• [TASK OBJECTIVE] Give the data below again exactly as it stands. Omit the pictures.

• [SUPPLIED DATA]

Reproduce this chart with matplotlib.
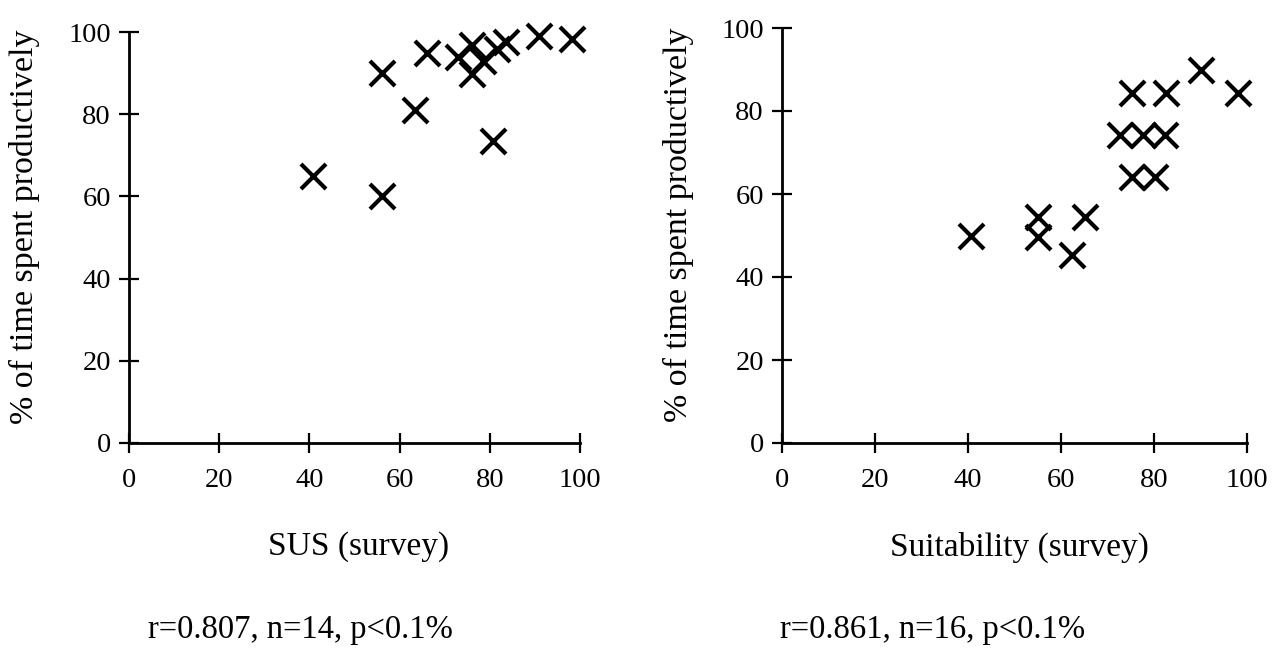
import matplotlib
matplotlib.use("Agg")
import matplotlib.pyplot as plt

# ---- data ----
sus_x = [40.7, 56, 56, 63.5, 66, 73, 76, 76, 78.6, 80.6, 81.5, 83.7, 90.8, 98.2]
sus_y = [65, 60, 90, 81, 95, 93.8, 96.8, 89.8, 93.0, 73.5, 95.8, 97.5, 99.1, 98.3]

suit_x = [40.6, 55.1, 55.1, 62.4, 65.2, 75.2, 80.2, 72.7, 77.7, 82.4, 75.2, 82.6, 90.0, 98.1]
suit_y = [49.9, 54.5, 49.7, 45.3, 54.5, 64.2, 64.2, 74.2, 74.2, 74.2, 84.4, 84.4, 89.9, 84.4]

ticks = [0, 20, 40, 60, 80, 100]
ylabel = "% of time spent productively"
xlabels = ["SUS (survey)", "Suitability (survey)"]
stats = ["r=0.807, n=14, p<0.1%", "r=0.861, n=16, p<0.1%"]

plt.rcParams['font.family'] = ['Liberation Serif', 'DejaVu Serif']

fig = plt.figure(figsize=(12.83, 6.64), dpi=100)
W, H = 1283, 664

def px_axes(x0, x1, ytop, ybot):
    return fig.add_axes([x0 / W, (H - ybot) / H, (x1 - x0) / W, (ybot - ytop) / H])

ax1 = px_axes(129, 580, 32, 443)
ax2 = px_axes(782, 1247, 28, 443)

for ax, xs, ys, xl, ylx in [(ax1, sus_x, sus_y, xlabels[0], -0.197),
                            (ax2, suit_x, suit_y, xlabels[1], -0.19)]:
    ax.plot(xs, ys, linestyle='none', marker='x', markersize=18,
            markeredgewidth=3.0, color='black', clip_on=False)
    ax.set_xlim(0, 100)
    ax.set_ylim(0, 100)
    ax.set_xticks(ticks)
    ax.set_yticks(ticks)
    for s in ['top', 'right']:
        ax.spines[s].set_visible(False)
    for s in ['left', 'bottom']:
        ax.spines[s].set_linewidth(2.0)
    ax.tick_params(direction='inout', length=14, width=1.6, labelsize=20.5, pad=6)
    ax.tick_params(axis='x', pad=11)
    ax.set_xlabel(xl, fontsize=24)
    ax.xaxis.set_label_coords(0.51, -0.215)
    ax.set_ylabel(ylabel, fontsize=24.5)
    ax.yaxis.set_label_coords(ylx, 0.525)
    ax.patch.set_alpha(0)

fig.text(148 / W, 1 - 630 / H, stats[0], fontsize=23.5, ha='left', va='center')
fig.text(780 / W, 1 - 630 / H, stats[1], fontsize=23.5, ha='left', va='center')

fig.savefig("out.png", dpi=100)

• [THE SOLUTION]
Reproduce this chart with matplotlib.
import matplotlib
matplotlib.use("Agg")
import matplotlib.pyplot as plt

# ---- data ----
sus_x = [40.7, 56, 56, 63.5, 66, 73, 76, 76, 78.6, 80.6, 81.5, 83.7, 90.8, 98.2]
sus_y = [65, 60, 90, 81, 95, 93.8, 96.8, 89.8, 93.0, 73.5, 95.8, 97.5, 99.1, 98.3]

suit_x = [40.6, 55.1, 55.1, 62.4, 65.2, 75.2, 80.2, 72.7, 77.7, 82.4, 75.2, 82.6, 90.0, 98.1]
suit_y = [49.9, 54.5, 49.7, 45.3, 54.5, 64.2, 64.2, 74.2, 74.2, 74.2, 84.4, 84.4, 89.9, 84.4]

ticks = [0, 20, 40, 60, 80, 100]
ylabel = "% of time spent productively"
xlabels = ["SUS (survey)", "Suitability (survey)"]
stats = ["r=0.807, n=14, p<0.1%", "r=0.861, n=16, p<0.1%"]

plt.rcParams['font.family'] = ['Liberation Serif', 'DejaVu Serif']

fig = plt.figure(figsize=(12.83, 6.64), dpi=100)
W, H = 1283, 664

def px_axes(x0, x1, ytop, ybot):
    return fig.add_axes([x0 / W, (H - ybot) / H, (x1 - x0) / W, (ybot - ytop) / H])

ax1 = px_axes(129, 580, 32, 443)
ax2 = px_axes(782, 1247, 28, 443)

for ax, xs, ys, xl, ylx in [(ax1, sus_x, sus_y, xlabels[0], -0.197),
                            (ax2, suit_x, suit_y, xlabels[1], -0.19)]:
    ax.plot(xs, ys, linestyle='none', marker='x', markersize=18,
            markeredgewidth=3.0, color='black', clip_on=False)
    ax.set_xlim(0, 100)
    ax.set_ylim(0, 100)
    ax.set_xticks(ticks)
    ax.set_yticks(ticks)
    for s in ['top', 'right']:
        ax.spines[s].set_visible(False)
    for s in ['left', 'bottom']:
        ax.spines[s].set_linewidth(2.0)
    ax.tick_params(direction='inout', length=14, width=1.6, labelsize=20.5, pad=6)
    ax.tick_params(axis='x', pad=11)
    ax.set_xlabel(xl, fontsize=24)
    ax.xaxis.set_label_coords(0.51, -0.215)
    ax.set_ylabel(ylabel, fontsize=24.5)
    ax.yaxis.set_label_coords(ylx, 0.525)
    ax.patch.set_alpha(0)

fig.text(148 / W, 1 - 630 / H, stats[0], fontsize=23.5, ha='left', va='center')
fig.text(780 / W, 1 - 630 / H, stats[1], fontsize=23.5, ha='left', va='center')

fig.savefig("out.png", dpi=100)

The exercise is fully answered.